Unlike categories traded more aggressively for profit, Champagne collecting is shaped by release condition, disgorgement variability, storage history, and the reality that many bottles are ultimately opened. That gives the market texture, but it also means investment logic should be tempered by drinking intent. The strongest collections are usually built by people who would be happy to pull the cork on any bottle they own.

For that reason, verticals can be more rewarding than isolated trophy purchases. Following one producer across multiple vintages teaches more, drinks better, and often creates a cellar with real identity. A vertical of Cristal, Bollinger La Grande Annee, or Taittinger Comtes de Champagne can offer more pleasure and insight than a random parade of famous labels.

Storage, disgorgement, and the details collectors cannot ignore

Champagne is unforgiving when stored badly. Temperature stability matters more than almost anything else, and light, vibration, and poor humidity control all work against graceful aging. If you are spending serious money, storage is not an afterthought. It is part of the purchase.

Disgorgement date also deserves attention, especially with grower Champagnes and late-release wines. Two bottles from the same base wine can show differently depending on when they were disgorged and how long they rested afterward. Advanced collectors track these details because they shape the drinking window.

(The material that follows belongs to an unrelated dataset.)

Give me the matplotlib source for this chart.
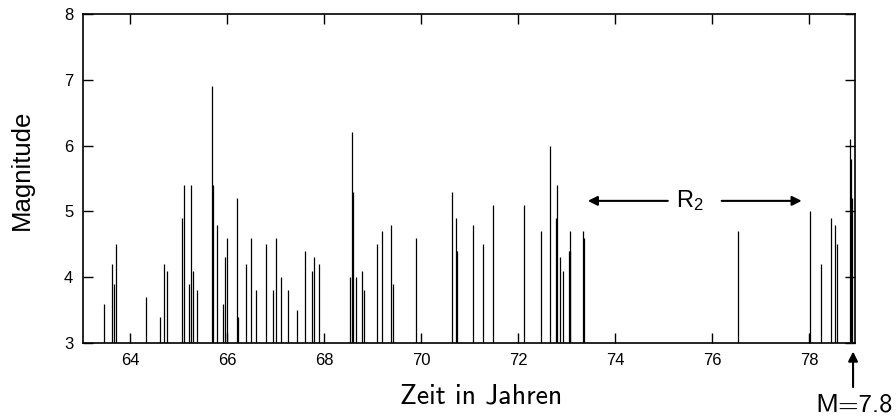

Condition reports should be read carefully. Fill levels, label integrity, capsule condition, and original cases all matter, especially if the bottle is intended for long-term cellaring or future resale. Champagne Club has long emphasized that tasting brilliance begins well before the cork is removed. For collectors, provenance is part of flavor.

The most satisfying cellar rarely looks flashy in every row. It looks thoughtful. It holds a few universally recognized greats, a few wines that only insiders immediately appreciate, and a handful of bottles bought because they represent conviction rather than consensus.

That is the real standard. The best collector Champagnes are not merely scarce. They continue to justify your belief in them, year after year, glass after glass.